There is no immediate fix to a problem which has now dragged on for over a year, and Fultz’s continued shooting woes have led some to question his mental fortitude. The 76ers are also reportedly tired of the circus, and are considering dealing him at a time where his value is at an all time low–the ultimate evidence of their impatience. The team clearly wants to win championships now, and their greed for jewelry led them to make a trade for 29-year-old All-Star Jimmy Butler on Nov. 12, and in return shipped Dario Saric and Robert Covington–who are both under 25 and were two of their best shooters– to Minnesota. The 76ers bet on talent instead of fit, choosing to satiate their title aspirations now instead of waiting. For now, it’s working, as the team has won six of their past eight games with Butler on the roster.

The problem with their win-now mindset, however, is that even with the addition of Butler, they are still light years behind the Golden State Warriors, and perhaps still too, lagging behind in-conference rivals the Boston Celtics and Toronto Raptors.

Their triple-headed core of Ben Simmons, Joel Embiid and now Jimmy Butler is promising, but any basketball fan knows that Steph Curry, Klay Thompson, Kevin Durant, Draymond Green and Demarcus Cousins is still better. Much better.

This season is a wrap for Philly (and the rest of the NBA for that matter.) But the Warriors appear to be hurtling towards an inexorable break-up next offseason where Durant, Thompson and Cousins are all slated to become unrestricted free agents. Realistically, Durant and Cousins are both probably on new teams come the 2020 season-opener.

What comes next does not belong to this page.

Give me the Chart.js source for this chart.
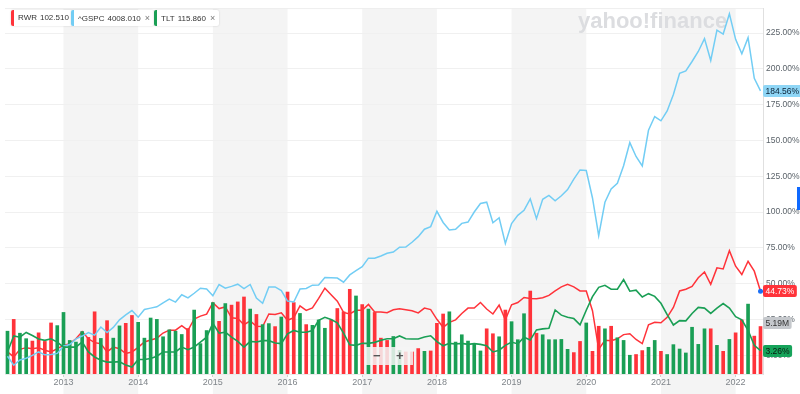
<!DOCTYPE html>
<html>
<head>
<meta charset="utf-8">
<script src="https://cdn.jsdelivr.net/npm/chart.js@4.4.1/dist/chart.umd.min.js"></script>
<style>
html, body { margin: 0; padding: 0; background: #fff; }
#wrap { position: relative; width: 800px; height: 394px; overflow: hidden; font-family: "Liberation Sans", Arial, sans-serif; }
#wrap canvas { position: absolute; left: 0; top: 0; }
.tag { position: absolute; top: 10px; height: 16px; line-height: 16px; background: #fff; border-radius: 2px;
       box-shadow: 0 0 2px rgba(0,0,0,.18); font-size: 8px; color: #333; padding: 0 4px 0 7px; white-space: nowrap; }
.tag i { position: absolute; left: 0; top: 0; bottom: 0; width: 3px; border-radius: 2px 0 0 2px; }
.tag b { font-weight: normal; margin-left: 3px; }
.tag s { text-decoration: none; color: #777; margin-left: 4px; font-size: 9px; }
#zoomer { position: absolute; left: 365px; top: 347px; width: 48px; height: 18px; background: rgba(244,244,244,.85);
          color: #555; font-size: 13px; font-weight: bold; line-height: 18px; }
#zoomer span { position: absolute; top: 0; }
#edge { position: absolute; left: 797px; top: 187px; width: 3px; height: 23px; background: #0f69ff; }
</style>
</head>
<body>
<div id="wrap">
  <canvas id="grafico" width="800" height="394"></canvas>
  <div class="tag" style="left:11px"><i style="background:#ff333a"></i>RWR<b>102.510</b></div>
  <div class="tag" style="left:71px"><i style="background:#72cdf4"></i>^GSPC<b>4008.010</b><s>&#215;</s></div>
  <div class="tag" style="left:154px"><i style="background:#1a9f55"></i>TLT<b>115.860</b><s>&#215;</s></div>
  <div id="zoomer"><span style="left:8px">&#8722;</span><span style="left:31px">+</span></div>
  <div id="edge"></div>
</div>
<script>
// meses de 2012-04 ate 2022-05
var primeiroMes = '2012-04';
var ultimoMes = '2022-05';
var anos = ['2013', '2014', '2015', '2016', '2017', '2018', '2019', '2020', '2021', '2022'];
var ticksPct = [0, 25, 50, 75, 100, 125, 150, 175, 200, 225];

// variacao % desde o inicio
var gspc = [
    -0.7, -7.0, -3.3, -2.1, -0.1, 2.3, 0.3, 0.5, 1.3,
    6.4, 7.5, 11.4, 13.4, 15.8, 14.0, 19.7, 15.9, 19.4, 24.7, 28.2, 31.2,
    26.6, 32.0, 32.9, 33.8, 36.6, 39.2, 37.1, 42.2, 40.0, 43.3, 46.8, 46.2,
    41.6, 49.4, 46.8, 48.1, 49.6, 46.5, 49.4, 40.0, 36.3, 47.6, 47.7, 45.1,
    37.8, 37.2, 46.2, 46.6, 48.9, 49.0, 54.3, 54.1, 53.9, 51.0, 56.1, 59.0,
    61.8, 67.8, 67.8, 69.3, 71.2, 72.1, 75.4, 75.5, 78.9, 82.8, 88.0, 89.8,
    100.5, 92.7, 87.5, 88.0, 92.1, 93.0, 100.0, 106.0, 106.9, 92.5, 96.0, 78.0,
    92.0, 97.7, 101.2, 109.2, 95.4, 108.9, 111.6, 107.8, 111.4, 115.7, 123.0, 129.4,
    129.0, 109.8, 83.5, 106.8, 116.1, 120.1, 132.3, 148.5, 138.8, 132.2, 157.1, 166.7,
    163.7, 170.6, 182.1, 196.9, 198.5, 205.1, 212.1, 221.1, 205.8, 227.0, 224.3, 238.4,
    220.6, 210.5, 221.7, 193.4, 184.56
];
var rwr = [
    2.3, -1.2, 4.1, 5.3, 4.6, 5.3, 3.5, 2.3, 4.6,
    6.9, 8.1, 11.5, 16.5, 11.5, 8.8, 8.1, 2.3, 5.7, 4.6, 1.2, 2.3,
    5.5, 9.3, 10.7, 11.9, 15.5, 17.5, 17.5, 20.7, 17.3, 25.3, 27.3, 28.7,
    36.7, 32.6, 33.7, 26.2, 25.6, 21.3, 24.0, 20.2, 20.0, 28.8, 28.5, 29.6,
    24.4, 26.2, 34.5, 31.3, 33.1, 39.7, 46.8, 42.3, 37.8, 29.9, 28.8, 31.4,
    31.4, 35.5, 30.2, 30.2, 29.7, 31.7, 32.5, 31.8, 31.1, 29.6, 32.9, 31.9,
    25.1, 19.5, 23.0, 24.7, 29.2, 32.9, 32.9, 36.8, 32.3, 28.8, 35.0, 24.7,
    35.2, 36.8, 40.3, 39.7, 39.5, 40.1, 41.8, 44.9, 47.7, 49.5, 47.7, 44.9,
    44.9, 31.1, 4.1, 10.4, 10.2, 11.5, 14.4, 15.0, 11.0, 8.1, 21.3, 23.0,
    22.7, 26.5, 33.4, 44.9, 46.1, 48.0, 54.1, 58.2, 49.5, 61.0, 60.3, 73.0,
    62.2, 56.4, 65.6, 58.7, 44.73
];
var tlt = [
    2.3, 13.5, 12.6, 15.9, 13.8, 11.4, 10.4, 11.5, 9.2,
    5.7, 5.7, 5.7, 9.3, 2.3, -1.2, -3.5, -4.8, -4.8, -4.5, -6.9, -8.3,
    -3.0, -3.0, -2.3, -0.7, 2.3, 2.3, 2.3, 5.7, 3.9, 5.7, 9.2, 12.6,
    22.3, 15.4, 16.1, 12.6, 9.7, 5.7, 9.7, 9.2, 10.2, 10.2, 8.6, 8.1,
    15.0, 17.3, 16.1, 16.1, 17.3, 24.4, 26.5, 25.0, 22.7, 15.5, 7.3, 6.9,
    8.3, 8.3, 9.0, 10.4, 11.5, 11.5, 13.5, 11.5, 11.3, 11.3, 12.8, 13.6,
    9.5, 6.6, 8.3, 7.9, 8.3, 7.6, 8.1, 7.6, 6.6, 2.3, 3.5, 6.9,
    9.2, 7.9, 12.6, 10.6, 17.7, 18.4, 18.8, 31.6, 28.0, 26.5, 25.6, 21.3,
    31.4, 40.9, 47.4, 48.8, 46.1, 46.1, 52.8, 44.7, 45.4, 40.7, 43.0, 41.1,
    36.3, 28.3, 21.1, 24.2, 24.0, 29.2, 33.4, 32.9, 29.2, 32.9, 36.1, 32.9,
    26.9, 24.7, 17.3, 6.9, 3.26
];

// volume RWR (milhoes) e se o mes fechou em alta (1) ou baixa (0)
var volume = [
    4.68, 5.97, 4.46, 3.86, 3.60, 4.50, 3.56, 5.58, 5.29,
    6.73, 3.67, 3.49, 4.64, 4.00, 6.80, 3.89, 5.83, 3.92, 5.26, 5.54, 6.40,
    5.65, 3.92, 6.12, 5.97, 4.07, 4.83, 4.68, 4.32, 4.97, 6.99, 3.32, 4.75,
    7.81, 5.76, 7.70, 7.53, 7.88, 8.42, 7.10, 6.51, 5.40, 5.51, 5.18, 6.23,
    8.96, 7.81, 6.62, 5.40, 5.32, 5.91, 5.00, 5.91, 7.16, 6.80, 9.26, 8.53,
    7.59, 7.10, 6.73, 3.92, 3.67, 4.10, 2.59, 2.41, 2.41, 2.78, 2.48, 2.52,
    5.54, 6.56, 6.80, 3.49, 4.29, 3.60, 3.32, 2.52, 4.94, 4.40, 4.07, 6.99,
    5.72, 3.75, 6.59, 9.07, 4.46, 4.29, 3.75, 3.75, 3.78, 2.70, 2.34, 3.56,
    5.58, 2.48, 5.22, 4.94, 5.22, 3.96, 3.67, 2.05, 2.13, 2.56, 2.92, 3.67,
    2.48, 2.13, 3.21, 2.73, 2.30, 5.11, 3.24, 4.94, 4.94, 3.13, 2.48, 3.78,
    4.50, 5.91, 7.64, 4.14, 5.19
];
var alta = [
    1, 0, 1, 1, 0, 0, 0, 0, 1,
    1, 1, 1, 1, 0, 0, 1, 0, 1, 1, 0, 0,
    1, 1, 1, 1, 1, 1, 1, 1, 0, 1, 1, 1,
    1, 0, 1, 0, 0, 0, 1, 0, 1, 1, 0, 1,
    0, 0, 1, 0, 1, 1, 1, 0, 0, 0, 0, 1,
    0, 1, 0, 0, 0, 1, 1, 0, 0, 0, 1, 0,
    0, 0, 1, 1, 1, 1, 1, 1, 0, 0, 1, 0,
    1, 1, 1, 0, 0, 1, 1, 1, 1, 1, 0, 0,
    1, 0, 0, 1, 0, 1, 1, 1, 0, 0, 1, 1,
    0, 1, 1, 1, 1, 1, 1, 1, 0, 1, 0, 1,
    0, 0, 1, 0, 0
];

var VERMELHO = '#ff333a';
var AZUL = '#72cdf4';
var VERDE = '#1a9f55';

// indice do mes contado a partir de jan/2013
function IndiceMes(txt) {
    var p = txt.split('-');
    return (parseInt(p[0]) - 2013) * 12 + parseInt(p[1]) - 1;
}

function Pontos(valores) {
    var ini = IndiceMes(primeiroMes);
    return valores.map(function (v, i) { return { x: ini + i, y: v }; });
}

function Ultimo(a) { return a[a.length - 1]; }

Chart.defaults.font.family = '"Liberation Sans", Arial, sans-serif';

var faixas = {
    id: 'faixas',
    beforeDraw: function (chart) {
        var ctx = chart.ctx, x = chart.scales.x, area = chart.chartArea;
        ctx.save();
        ctx.fillStyle = '#f4f4f4';
        for (var i = 0; i < anos.length; i += 2) {
            var a = x.getPixelForValue(i * 12);
            var b = Math.min(x.getPixelForValue(i * 12 + 12), area.right);
            ctx.fillRect(a, area.top, b - a, chart.height - area.top);
        }
        ctx.strokeStyle = '#eeeeee';
        ctx.lineWidth = 1;
        ctx.beginPath();
        ctx.moveTo(area.left, area.top + 0.5);
        ctx.lineTo(area.right, area.top + 0.5);
        ctx.stroke();
        ctx.restore();
    },
    beforeDatasetsDraw: function (chart) {
        var ctx = chart.ctx;
        ctx.save();
        ctx.fillStyle = '#dcdde0';
        ctx.font = 'bold 22px "Liberation Sans", Arial, sans-serif';
        ctx.textBaseline = 'alphabetic';
        ctx.fillText('yahoo!finance', 578, 28);
        ctx.restore();
    }
};

function Etiqueta(ctx, y, texto, fundo, cor) {
    ctx.font = '8.5px "Liberation Sans", Arial, sans-serif';
    var w = ctx.measureText(texto).width + 5;
    ctx.fillStyle = fundo;
    ctx.beginPath();
    ctx.roundRect(763, Math.round(y) - 6, w, 12, 2);
    ctx.fill();
    ctx.fillStyle = cor;
    ctx.textBaseline = 'middle';
    ctx.textAlign = 'left';
    ctx.fillText(texto, 765.5, Math.round(y) + 0.5);
}

var etiquetas = {
    id: 'etiquetas',
    afterDraw: function (chart) {
        var ctx = chart.ctx, y = chart.scales.y, v = chart.scales.v, x = chart.scales.x;
        ctx.save();
        Etiqueta(ctx, y.getPixelForValue(Ultimo(gspc)), Ultimo(gspc).toFixed(2) + '%', '#8fd6f6', '#0b2236');
        Etiqueta(ctx, y.getPixelForValue(Ultimo(rwr)), Ultimo(rwr).toFixed(2) + '%', VERMELHO, '#ffffff');
        Etiqueta(ctx, v.getPixelForValue(Ultimo(volume)) - 4, Ultimo(volume).toFixed(2) + 'M', '#c5c8cc', '#333333');
        Etiqueta(ctx, y.getPixelForValue(Ultimo(tlt)), Ultimo(tlt).toFixed(2) + '%', '#16a35a', '#0a1a10');
        var px = x.getPixelForValue(IndiceMes(ultimoMes));
        ctx.fillStyle = '#1b6ff5';
        ctx.beginPath();
        ctx.arc(px, y.getPixelForValue(Ultimo(rwr)), 2.5, 0, Math.PI * 2);
        ctx.fill();
        ctx.restore();
    }
};

var ctx = document.getElementById('grafico').getContext('2d');

var grafico = new Chart(ctx, {
    type: 'bar',
    data: {
        datasets: [{
            type: 'line',
            label: 'RWR',
            data: Pontos(rwr),
            yAxisID: 'y',
            borderColor: VERMELHO,
            borderWidth: 1.5,
            pointRadius: 0,
            tension: 0,
            order: 4
        }, {
            type: 'bar',
            label: 'Volume',
            data: Pontos(volume),
            yAxisID: 'v',
            backgroundColor: alta.map(function (a) { return a ? VERDE : VERMELHO; }),
            barThickness: 3,
            order: 3
        }, {
            type: 'line',
            label: '^GSPC',
            data: Pontos(gspc),
            yAxisID: 'y',
            borderColor: AZUL,
            borderWidth: 1.5,
            pointRadius: 0,
            tension: 0,
            order: 2
        }, {
            type: 'line',
            label: 'TLT',
            data: Pontos(tlt),
            yAxisID: 'y',
            borderColor: VERDE,
            borderWidth: 1.6,
            pointRadius: 0,
            tension: 0,
            order: 1
        }]
    },
    options: {
        responsive: false,
        animation: false,
        layout: { padding: { left: 5, top: 4, right: 0, bottom: 0 } },
        plugins: {
            legend: { display: false },
            tooltip: { enabled: false },
            title: { display: false }
        },
        scales: {
            x: {
                type: 'linear',
                offset: false,
                min: -9.4,
                max: 112.4,
                afterBuildTicks: function (s) {
                    s.ticks = anos.map(function (a, i) { return { value: i * 12 }; });
                },
                afterFit: function (s) { s.height = 20; },
                ticks: {
                    callback: function (v) { return anos[Math.round(v / 12)]; },
                    font: { size: 9 },
                    color: '#80868b',
                    padding: 0,
                    maxRotation: 0,
                    autoSkip: false
                },
                grid: { drawOnChartArea: false, offset: false, tickLength: 3, color: '#d0d0d0' },
                border: { color: '#ebebeb' }
            },
            y: {
                position: 'right',
                min: -13.1,
                max: 242.4,
                afterBuildTicks: function (s) {
                    s.ticks = ticksPct.map(function (t) { return { value: t }; });
                },
                afterFit: function (s) { s.width = 37; },
                ticks: {
                    callback: function (v) { return v.toFixed(2) + '%'; },
                    font: { size: 8.5 },
                    color: '#5b636a',
                    padding: 3
                },
                grid: { color: '#f0f0f0', drawTicks: false },
                border: { color: '#e0e0e0' }
            },
            v: { display: false, min: 0, max: 40 }
        }
    },
    plugins: [faixas, etiquetas]
});
</script>
</body>
</html>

This should have put the 76ers in title contention for the next decade. Instead, they were forced to settle for a reduced championship window, one which realistically stretches maybe two or three more seasons. At 29, Butler simply isn’t on the timeline that his two other superstar counterparts are, and his prime is nearly up. In an NBA where a team needs three stars to win a championship (four is even better), one of Philly’s will cease to be such within the next five seasons.

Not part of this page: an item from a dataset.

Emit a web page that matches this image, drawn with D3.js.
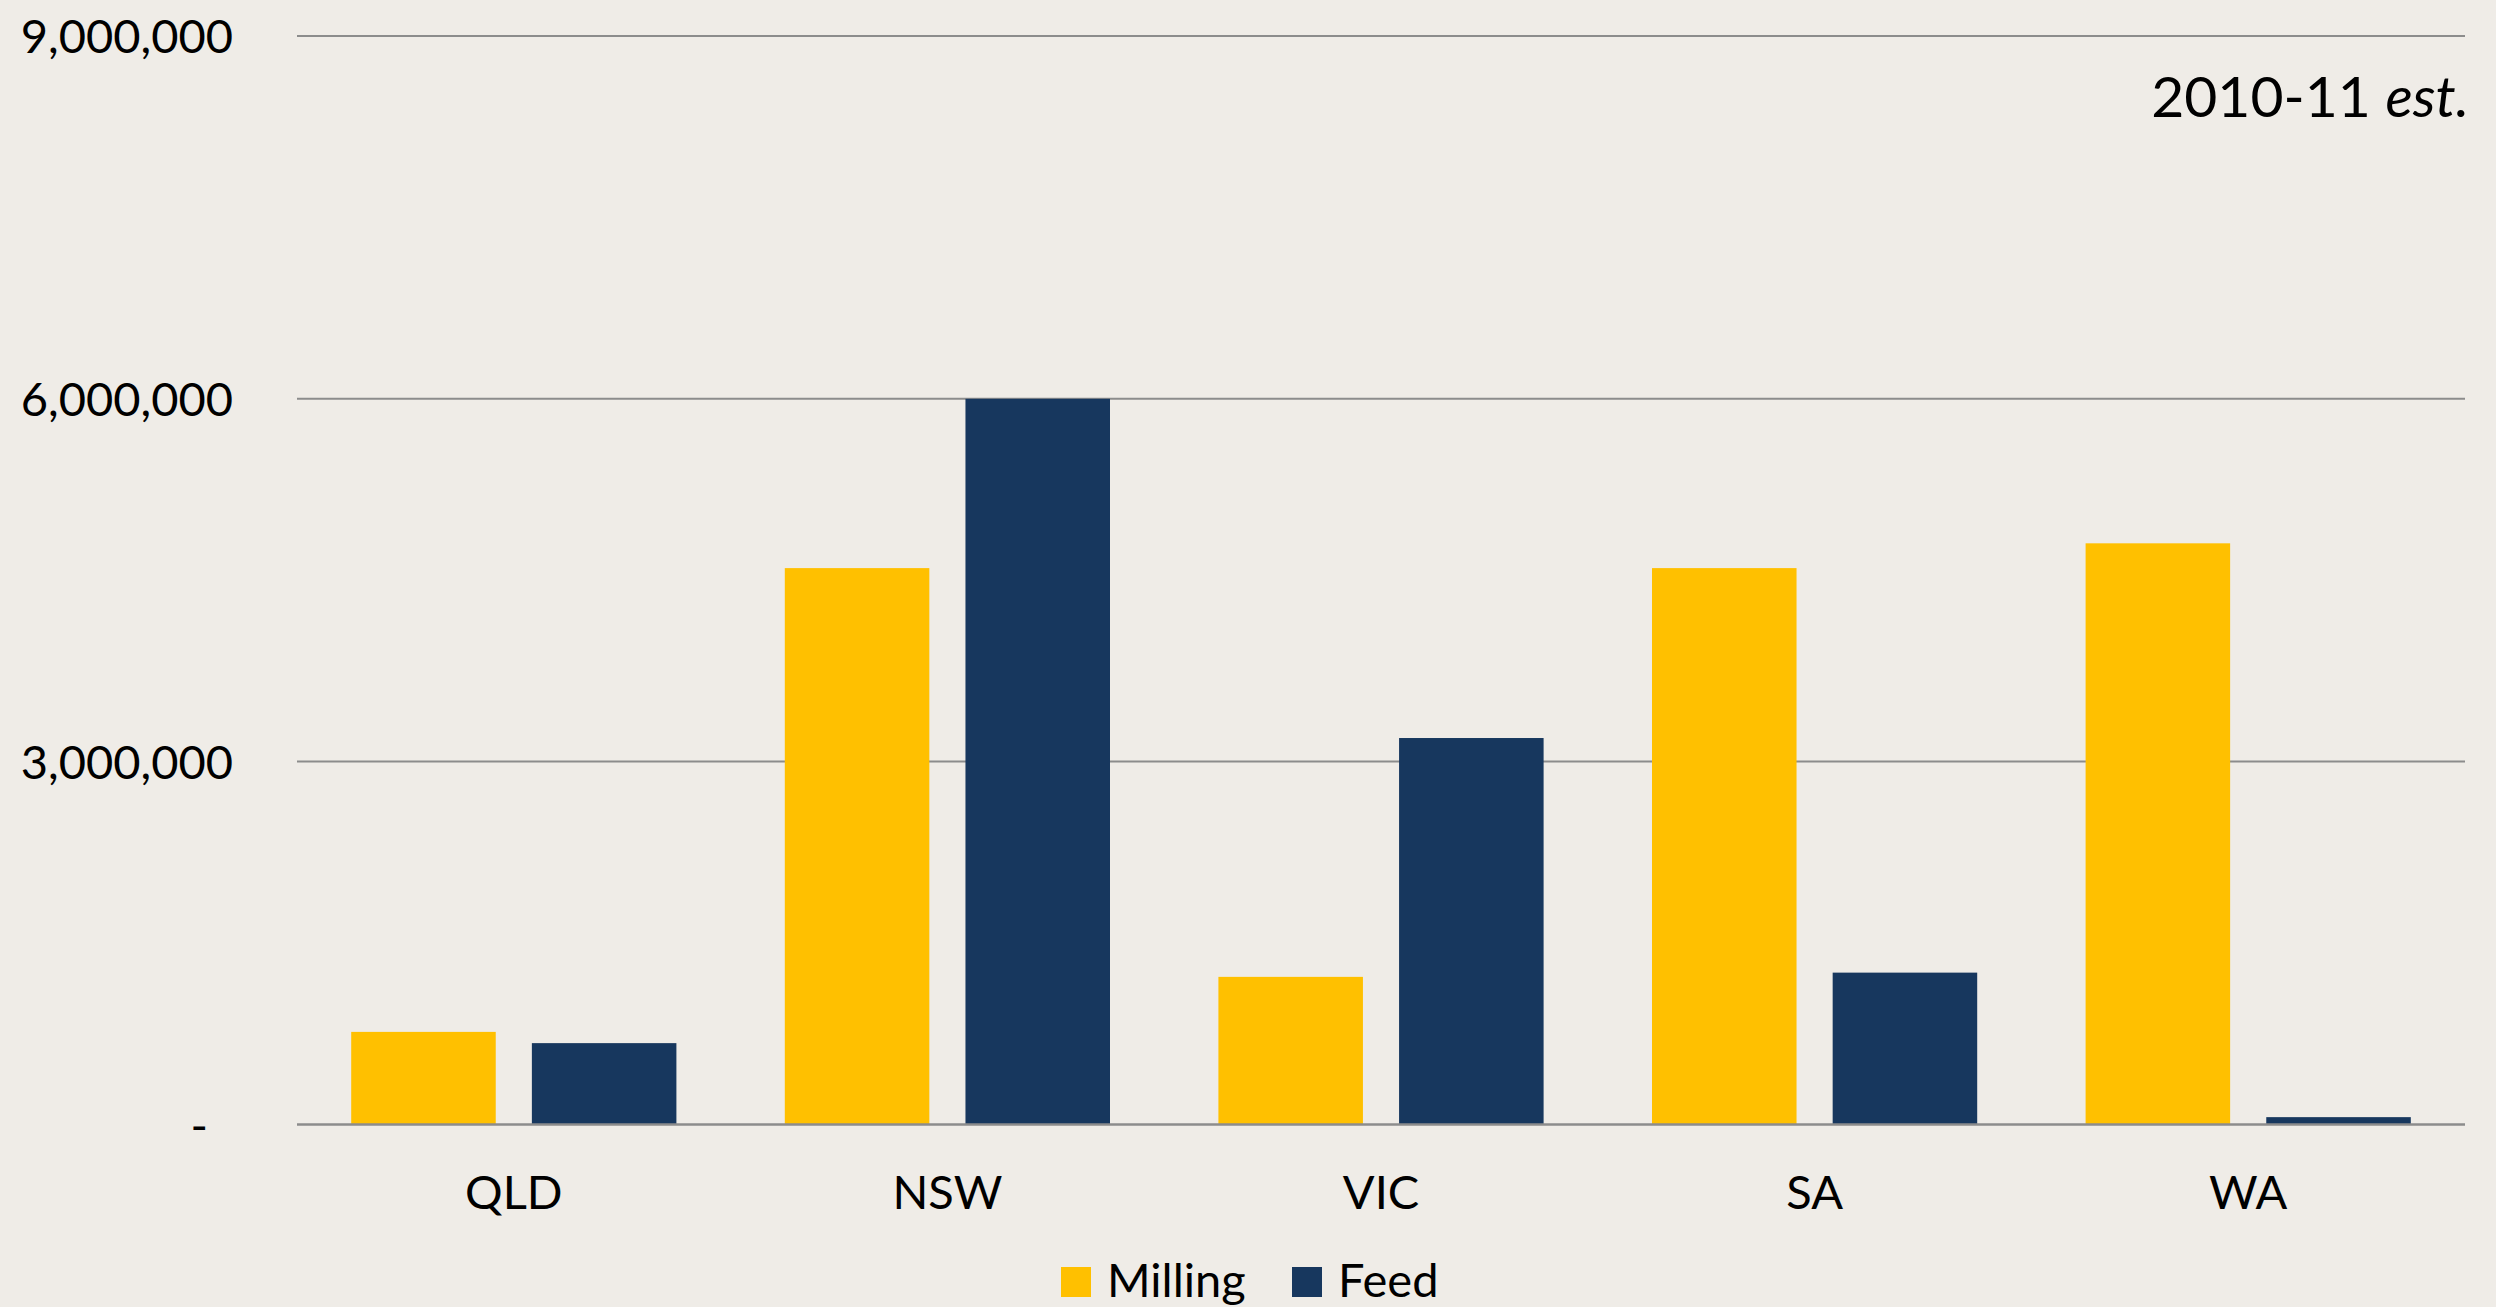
<!DOCTYPE html>
<html>

<head>
    <title>Milling and feed</title>
    <script src="https://cdn.jsdelivr.net/npm/d3@7"></script>
    <style>
        body { margin: 0; background: #EFECE7; }
        text { font-family: Lato, 'Open Sans', sans-serif; fill: #000; }
    </style>
</head>

<body>
    <svg width="2496" height="1307" id="mainsvg"></svg>
    <script>
        // data
        const states = ['QLD', 'NSW', 'VIC', 'SA', 'WA'];
        const series = ['Milling', 'Feed'];
        const milling = [765000, 4600000, 1220000, 4600000, 4805000];
        const feed = [672000, 6000000, 3195000, 1255000, 60000];
        const yTicks = [0, 3000000, 6000000, 9000000];
        const note = '2010-11';

        const svg = d3.select('svg');
        const width = +svg.attr('width');
        const height = +svg.attr('height');
        const colors = { Milling: '#FFC000', Feed: '#17375E' };
        const plotLeft = 297, plotRight = 2465, plotTop = 36, plotBottom = 1124.4;

        svg.append('rect').attr('width', width).attr('height', height).attr('fill', '#EFECE7');

        const x0 = d3.scaleBand().domain(states).range([plotLeft, plotRight]).padding(0);
        const x1 = d3.scaleBand().domain(series).range([0, x0.bandwidth()])
            .paddingInner(0.2).paddingOuter(0.3);
        const y = d3.scaleLinear().domain([0, 9000000]).range([plotBottom, plotTop]);

        const rows = states.map((s, i) => ({ state: s, Milling: milling[i], Feed: feed[i] }));

        // gridlines
        svg.append('g').selectAll('line').data(yTicks.filter(d => d > 0)).join('line')
            .attr('x1', plotLeft).attr('x2', plotRight)
            .attr('y1', d => y(d)).attr('y2', d => y(d))
            .attr('stroke', '#8C8C8C').attr('stroke-width', 2);

        // y axis labels
        const fmt = d3.format(',');
        const yAxis = svg.append('g').attr('transform', `translate(${plotLeft},0)`)
            .call(d3.axisLeft(y).tickValues(yTicks).tickSize(0).tickPadding(64)
                .tickFormat(d => d === 0 ? '-' : fmt(d)));
        yAxis.select('.domain').remove();
        yAxis.selectAll('text').attr('font-size', 47).attr('font-family', 'Lato').attr('dy', '0.36em')
            .filter(d => d === 0).attr('x', -89);

        // bars
        svg.append('g').selectAll('g').data(rows).join('g')
            .attr('transform', d => `translate(${x0(d.state)},0)`)
            .selectAll('rect').data(d => series.map(k => ({ key: k, value: d[k] }))).join('rect')
            .attr('x', d => x1(d.key)).attr('width', x1.bandwidth())
            .attr('y', d => y(d.value)).attr('height', d => y(0) - y(d.value))
            .attr('fill', d => colors[d.key]);

        // zero line
        svg.append('line').attr('x1', plotLeft).attr('x2', plotRight)
            .attr('y1', y(0)).attr('y2', y(0))
            .attr('stroke', '#8C8C8C').attr('stroke-width', 2.5);

        // x axis labels
        const xAxis = svg.append('g').attr('transform', `translate(0,${plotBottom})`)
            .call(d3.axisBottom(x0).tickSize(0));
        xAxis.select('.domain').remove();
        xAxis.selectAll('text').attr('font-size', 47).attr('font-family', 'Lato')
            .attr('dy', null).attr('y', 85);

        // note top right
        const t = svg.append('text').attr('x', 2469).attr('y', 117)
            .attr('text-anchor', 'end').attr('font-size', 57);
        t.append('tspan').text(note + ' ');
        t.append('tspan').attr('font-style', 'italic').text('est.');

        // legend
        const legendX = [1061, 1292];
        const lg = svg.append('g').selectAll('g').data(series).join('g')
            .attr('transform', (d, i) => `translate(${legendX[i]},1267)`);
        lg.append('rect').attr('width', 30).attr('height', 30).attr('fill', d => colors[d]);
        lg.append('text').attr('x', 46).attr('y', 30).attr('font-size', 47).text(d => d);
    </script>
</body>

</html>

Maybe Philadelphia should have waited and developed Fultz more gradually, allowing him time to recover and rediscover himself and his jumper. Or perhaps they should have kept their young assets, waiting for a younger star which suited their needs and timeline better to hit the market (hi, Bradley). Who knows? Instead, they played the short game, and the 76ers will most likely have to wait a good while longer to raise their fourth banner.

But truly, most of their current predicament isn’t the 76ers fault. Fultz looked like a panacea for all their ailments coming out of college: a guard who could take over in the clutch with all the offensive tools necessary to be a superstar to complement their other two.

The Sixers could have been a dynasty; instead, we will remember them as perpetual second-round exiters, the new LeBronto Raptors, who traded away a draft pick to an intra-conference rival which would become Jayson Tatum, and then picked a guy who could have been great but whose only flaw was that he couldn’t shoot (no, the other one, not Ben.)

They were a jump shot away.

Even though Philadelphia is watching their team play its best basketball in years, it’s becoming increasingly difficult to “trust the process.”